From: The Emotional Calendar
I'm tired of believing that "it is what it is." I don't actually exactly even know what this means.
Let's consider the realm of our experience and let's consider the season. In this season - what I'd term the waning fall or early winter - we are, as is the case in all seasons, being affected by multiple determining forces. As I explain in detail in The Emotional Calendar, we simply must start by understanding what is influencing our moods in order to right away empower ourselves to find ways to make changes in our planning -- external maneuvers or problem-based coping - as well as in our attitude and expectations -- internal maneuvers or emotion-based coping.
So it pays to ask first: how has this season typically been in the past? And then: how is it going so far? Try to figure out whether physical factors like light or temperature are having a big effect. Next, consider man-made cultural expectations of the season. Are these significant and in what way? Try to be as sensitive and specific as possible. Finally, how about some significant event in the past that happened to occur in this season? To what extent are there sensory triggers sounds, smells, tastes that are reminding you of how you felt at this time of year sometime ago? These three dimensions - the physical, man-made cultural, and past personal experiential - will allow you to locate "where you are" with your own emotional calendar.
When all is taken into account, it's pretty clear that our personal calendar is likely to be both similar to, and quite possibly almost completely different from, the emotional calendar of others. While it is completely understandable how someone might feel given the relevant forces that contribute to their waning fall/ early winter, this may be distinct from how you or another person is lined up to feel.
Anyway, with a broader awareness comes the power to effect changes that can make a very big difference going forward. You can change how you are affected by changing what you are exposed to. Don't like late December and early January? You can make this season much more amicable by introducing new routines and elements that will make you have a different experience. Then, as long as you remember to change your expectations going forward, you will be able to look ahead to a better looking -- improved -- emotional calendar in order to feel happier, more fulfilled and in control of your life.
Yes, this is easier said than done. But making a series of small changes in the right direction will combine to make a big difference. I have found this to be true through years of clinical practice helping patients. I promise this will all help. That's why I don't buy the "it is what it is" thing. I say, "It is what you make it."
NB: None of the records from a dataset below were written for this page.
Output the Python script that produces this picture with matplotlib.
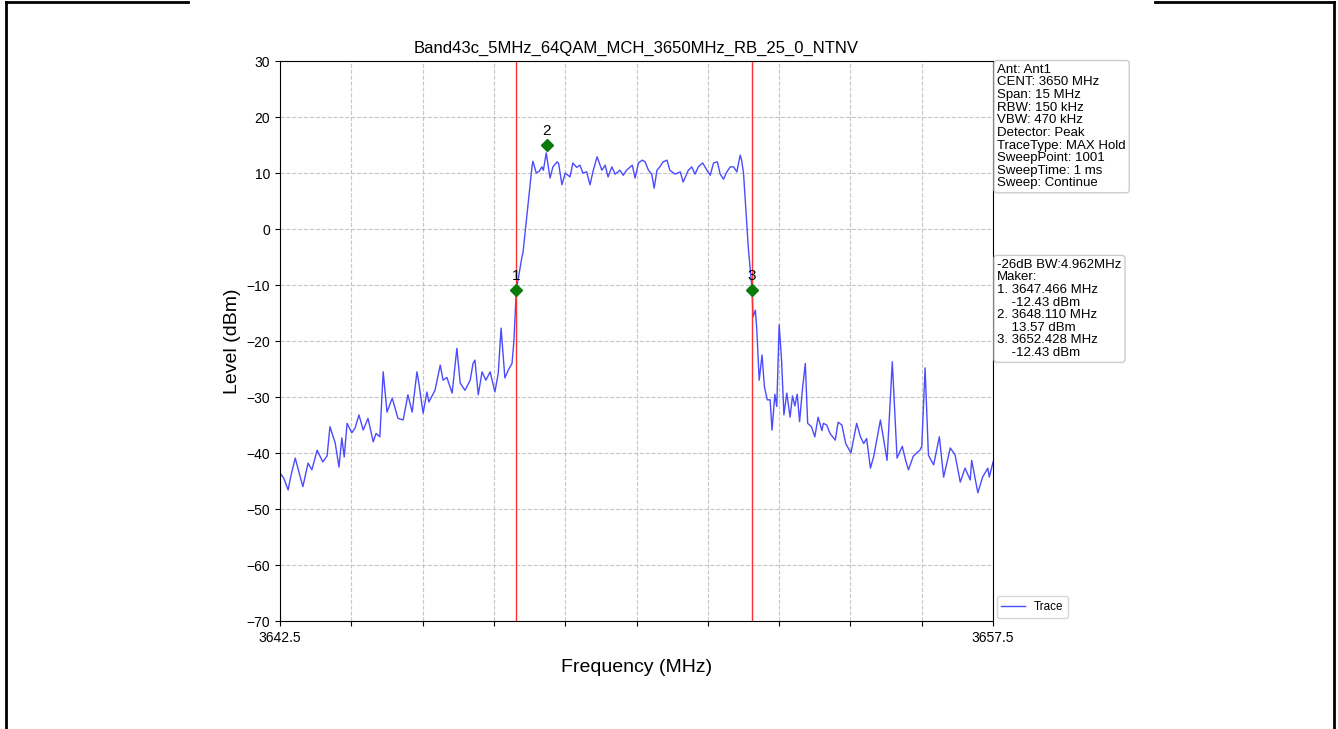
import matplotlib.pyplot as plt
from matplotlib.lines import Line2D

plt.rcParams['font.family'] = ['Liberation Sans', 'DejaVu Sans']

# Trace (MHz, dBm)
freq_mhz = [3642.50, 3642.58, 3642.67, 3642.73, 3642.82, 3642.90, 3642.98, 3643.09, 3643.17, 3643.28,
            3643.40, 3643.49, 3643.55, 3643.66, 3643.74, 3643.80, 3643.85, 3643.91, 3644.01, 3644.08,
            3644.16, 3644.25, 3644.35, 3644.46, 3644.52, 3644.60, 3644.67, 3644.75, 3644.86, 3644.98,
            3645.09, 3645.19, 3645.28, 3645.38, 3645.42, 3645.51, 3645.59, 3645.63, 3645.76, 3645.87,
            3645.93, 3646.01, 3646.12, 3646.22, 3646.29, 3646.39, 3646.50, 3646.56, 3646.60, 3646.67,
            3646.75, 3646.83, 3646.92, 3647.02, 3647.09, 3647.15, 3647.23, 3647.30, 3647.38, 3647.42,
            3647.47, 3647.53, 3647.59, 3647.61, 3647.72, 3647.80, 3647.82, 3647.89, 3647.95, 3648.01,
            3648.04, 3648.10, 3648.18, 3648.24, 3648.33, 3648.36, 3648.43, 3648.50, 3648.60, 3648.66,
            3648.74, 3648.81, 3648.87, 3648.95, 3649.02, 3649.09, 3649.17, 3649.27, 3649.34, 3649.40,
            3649.48, 3649.55, 3649.65, 3649.72, 3649.79, 3649.91, 3649.97, 3650.04, 3650.12, 3650.18,
            3650.25, 3650.32, 3650.37, 3650.43, 3650.49, 3650.56, 3650.64, 3650.70, 3650.81, 3650.92,
            3650.98, 3651.09, 3651.16, 3651.23, 3651.30, 3651.39, 3651.48, 3651.55, 3651.62, 3651.70,
            3651.76, 3651.83, 3651.90, 3651.97, 3652.04, 3652.11, 3652.18, 3652.21, 3652.25, 3652.35,
            3652.43, 3652.45, 3652.50, 3652.53, 3652.58, 3652.64, 3652.69, 3652.75, 3652.81, 3652.85,
            3652.91, 3652.95, 3653.00, 3653.05, 3653.10, 3653.16, 3653.23, 3653.28, 3653.33, 3653.38,
            3653.43, 3653.49, 3653.55, 3653.60, 3653.68, 3653.75, 3653.82, 3653.90, 3653.93, 3654.00,
            3654.07, 3654.18, 3654.24, 3654.32, 3654.40, 3654.51, 3654.63, 3654.71, 3654.78, 3654.84,
            3654.92, 3654.99, 3655.13, 3655.27, 3655.38, 3655.48, 3655.59, 3655.66, 3655.72, 3655.82,
            3655.89, 3655.96, 3656.00, 3656.07, 3656.14, 3656.25, 3656.37, 3656.46, 3656.60, 3656.70,
            3656.81, 3656.91, 3657.02, 3657.05, 3657.18, 3657.28, 3657.39, 3657.42, 3657.50]
level_dbm = [-43.6, -44.5, -46.6, -44.0, -40.9, -43.5, -46.0, -41.8, -43.0, -39.5,
             -41.6, -40.5, -35.3, -38.2, -42.5, -37.3, -40.7, -34.7, -36.4, -35.5,
             -33.2, -35.9, -33.8, -38.0, -36.5, -37.1, -25.5, -32.7, -30.2, -33.8,
             -34.1, -29.6, -32.7, -25.5, -27.5, -32.9, -29.1, -30.9, -28.8, -24.3,
             -27.0, -26.5, -29.3, -21.3, -27.5, -28.8, -27.0, -24.0, -23.4, -29.6,
             -25.5, -27.0, -25.5, -29.1, -25.8, -17.7, -26.6, -25.2, -24.0, -20.0,
             -11.0, -8.0, -4.9, -4.3, 4.6, 11.1, 12.1, 10.0, 10.3, 11.1,
             10.5, 13.6, 9.1, 11.1, 12.0, 11.7, 7.9, 10.0, 9.3, 11.8,
             11.0, 11.4, 10.0, 10.2, 7.9, 10.5, 12.9, 10.5, 11.4, 9.3,
             11.1, 9.8, 10.5, 9.6, 10.5, 11.4, 9.1, 11.8, 12.3, 12.0,
             10.5, 9.8, 7.3, 10.5, 11.1, 12.0, 12.3, 10.5, 9.8, 10.2,
             8.4, 10.5, 11.1, 9.8, 11.1, 11.8, 10.5, 9.6, 11.8, 12.0,
             9.8, 8.9, 10.2, 11.1, 11.1, 10.2, 13.2, 12.3, 10.0, -3.2,
             -10.9, -15.7, -14.5, -18.0, -27.0, -22.5, -28.2, -30.5, -30.5, -35.9,
             -29.5, -31.7, -17.1, -23.3, -33.2, -29.3, -33.6, -29.8, -31.6, -29.5,
             -34.4, -28.6, -24.0, -34.7, -35.3, -37.1, -33.6, -36.0, -34.7, -35.0,
             -36.5, -37.7, -34.5, -35.0, -38.3, -40.0, -34.7, -37.1, -38.3, -37.4,
             -42.7, -40.6, -34.1, -41.3, -23.7, -40.9, -38.8, -41.3, -43.0, -40.6,
             -40.0, -39.5, -38.8, -24.8, -40.4, -42.1, -37.1, -44.3, -39.1, -40.3,
             -45.2, -42.7, -44.8, -41.3, -47.1, -44.3, -42.7, -44.3, -41.6]

# Markers
marker_freq = [3647.466, 3648.110, 3652.428]
marker_level = [-10.9, 15.0, -10.9]
marker_names = ['1', '2', '3']

x_ticks = [3642.5, 3644.0, 3645.5, 3647.0, 3648.5, 3650.0, 3651.5, 3653.0, 3654.5, 3656.0, 3657.5]
x_labels = ['3642.5', '', '', '', '', '', '', '', '', '', '3657.5']
y_ticks = [-70, -60, -50, -40, -30, -20, -10, 0, 10, 20, 30]

info_text = ('Ant: Ant1\nCENT: 3650 MHz\nSpan: 15 MHz\nRBW: 150 kHz\nVBW: 470 kHz\n'
             'Detector: Peak\nTraceType: MAX Hold\nSweepPoint: 1001\nSweepTime: 1 ms\nSweep: Continue')
marker_text = ('-26dB BW:4.962MHz\nMaker:\n1. 3647.466 MHz\n    -12.43 dBm\n2. 3648.110 MHz\n'
               '    13.57 dBm\n3. 3652.428 MHz\n    -12.43 dBm')

fig = plt.figure(figsize=(13.38, 7.29), dpi=100)
ax = fig.add_axes([0.2093, 0.1481, 0.5329, 0.7682])

ax.plot(freq_mhz, level_dbm, color='#4b4bff', linewidth=1, label='Trace')
for f in (marker_freq[0], marker_freq[2]):
    ax.axvline(f, color='#ff3030', linewidth=1)
ax.plot(marker_freq, marker_level, 'D', color='#0a7a0a', markersize=6, linestyle='none')
for f, lv, name in zip(marker_freq, marker_level, marker_names):
    ax.text(f, lv + 1.2, name, ha='center', va='bottom', fontsize=11)

ax.set_xlim(3642.5, 3657.5)
ax.set_ylim(-70, 30)
ax.set_xticks(x_ticks)
ax.set_xticklabels(x_labels, fontsize=10)
ax.set_yticks(y_ticks)
ax.tick_params(axis='y', labelsize=10)
ax.grid(True, color='#b8b8b8', linestyle='--', linewidth=0.8, alpha=0.8)
ax.set_title('Band43c_5MHz_64QAM_MCH_3650MHz_RB_25_0_NTNV', fontsize=12)
ax.set_xlabel('Frequency (MHz)', fontsize=14, labelpad=10)
ax.set_ylabel('Level (dBm)', fontsize=14)

box = dict(boxstyle='round,pad=0.25', facecolor='white', edgecolor='#cccccc')
ax.text(1.006, 0.995, info_text, transform=ax.transAxes, ha='left', va='top',
        fontsize=9.5, linespacing=1.07, bbox=box)
ax.text(1.006, 0.647, marker_text, transform=ax.transAxes, ha='left', va='top',
        fontsize=9.5, linespacing=1.07, bbox=box)
ax.legend(loc='lower left', bbox_to_anchor=(1.0, 0.0), fontsize=8.4, borderaxespad=0.3)

# page frame around the figure
for xs, ys in [([0.0045, 0.0045], [0.0, 0.997]), ([0.0045, 0.1405], [0.997, 0.997]),
               ([0.863, 0.997], [0.997, 0.997]), ([0.997, 0.997], [0.0, 0.997])]:
    fig.add_artist(Line2D(xs, ys, color='black', linewidth=2, transform=fig.transFigure))

plt.savefig('out.png', dpi=100)
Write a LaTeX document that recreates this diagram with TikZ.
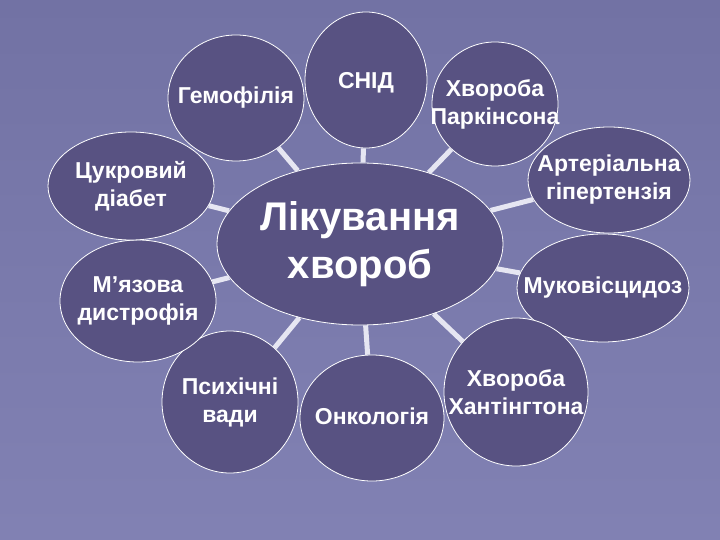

So, happy Decembering, and happy Winter Solstice this week. As a patient of mine who "hates" winter because of her extreme sensitivity to the relative lack of sunlight once told me: "You know, nonetheless December 22nd is my favorite day of the year." "Why?" I asked her. "Because its one minute longer that that day before, and finally I can look forward to the longer days again!"
Figure out what's working on you, and what actually will work for you. Maybe find a "winter mentor" - someone who seems to be able to bear up to and enjoy the season in a way that you'd like to be able to as well. Be a winter mentor to someone else. Try to embrace what's good or what could be good about the season. It is what you make it, after all.